As discussed in my last post, Law Firm Succession Planning 2015: Leadership’s Hidden Challenge (Part One), the confluence of upbeat economic news with generational differences in the lawyer ranks presents a problem for law firm leaders not having an institutional succession plan. The issue is not just theoretical-Altman Weil’s 2015 Law Firms in Transition report warns that the many firms not having a succession plan (Altman Weil projects the percentage at more than 65% of firms surveyed) will feel the economic effects imminently. For law firms in this predicament, the task of adopting a plan can be difficult but not impossible.
Contemplating a future without a well-designed succession plan, or just thinking that its preparation can be deferred to later, amounts to playing high stakes poker with a lousy hand. But it does not have to be that way. Five steps can be followed that can fill the void. A firm facing the risk Altman Weil warns about must:
Pursue a Prompt Solution. Do not wait. Altman Weil’s report tells us what everyone knows; many law firm partners are resistant to change (Altman Weil concludes that resistance to change is “a persistent threat to law firm success”). Today, the general resistance is compounded by the good times enjoyed by many law firms. Despite the significant challenge involved in rolling out a succession plan in that kind of environment, today’s management must steel itself to the task and forge ahead. While other problems may receive management attention, leaders must be resolute and prioritize the formidable task of succession now rather than wait until later. Excuses or preferences should be cast aside-unyielding attention should be directed to development of a plan and seeing to its prompt implementation.

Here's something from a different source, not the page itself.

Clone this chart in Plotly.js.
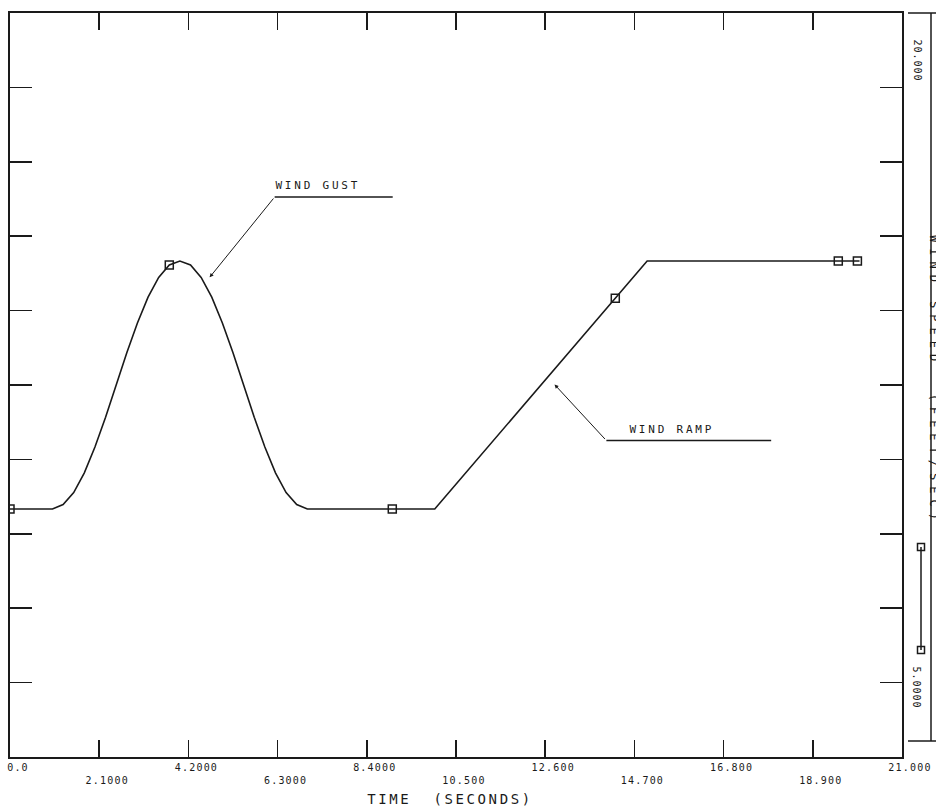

Communicate. In times of change or transition, clear and constant communication is vital. When the Boomer with the client relationships is approached, the firm’s objectives should be explained and he or she should be encouraged to become an architect of a plan that provides for succession. The Boomer’s nominee as successor should be solicited. Likewise, a discussion with the client is needed to learn its preference. Views about fears, concerns and benefits of all concerned should be exchanged. Reconcile divergent thoughts, and then refine a plan that reflects that the firm has listened.
Create a Plan That Harmonizes Individual Self-Interest with Institutional Longevity. Whether the succession plan is management focused or client retention focused, it must answer each participant’s bottom line question of “what is in it for me?” All players in the succession plan, especially in light of the generational interests at play, will wonder about the benefits to be gained from cooperation. The Boomer, whose practice or position in leadership needs to be transitioned, must feel that the plan is fair, benefits generous and future secure. Promises must be more than words-they much be backed by commitments that are tangible, evident and secure. Similarly, the successors need to see reason to invest in the plan, even though today’s attention to the plan may seem like it asks for too great a sacrifice. These potentially conflicting interests must be managed by leadership with the goal of furthering the interests of the firm.
Make it the Key Players’ Plan. For change of any magnitude to succeed at a law firm, partner “buy-in” is required. In the case of a client succession plan, it is critical that the Boomer aging partner and the selected successor be deeply committed to the plan and its success. Again, harmonizing the ideal of key player self-interest (what are the “must haves” for the aging partner and the selected successor?) with the firm’s long-term objective is essential to making the plan work. Management should strive to develop an appealing plan that is executed by the two key players without constant prodding from up on high. If the plan becomes the key players’ plan, it has a great chance of success.
Earn Trust Every Day. Like an anti-biotic, a succession plan won’t be effective if not followed to its prescribed end. And just as the key participants must be fully committed, so too should management. To show its commitment, management must daily reinforce its unyielding support for the plan and its participant’s. By doing so, management will earn the requisite trust that is essential to success. Failing to earn that trust, or taking it for granted, will create doubt that deprives the firm of its ultimate goal.
If your firm is without a succession plan, there is no time to waste in taking these five steps. Even so, are there other things to do that you think are equally important?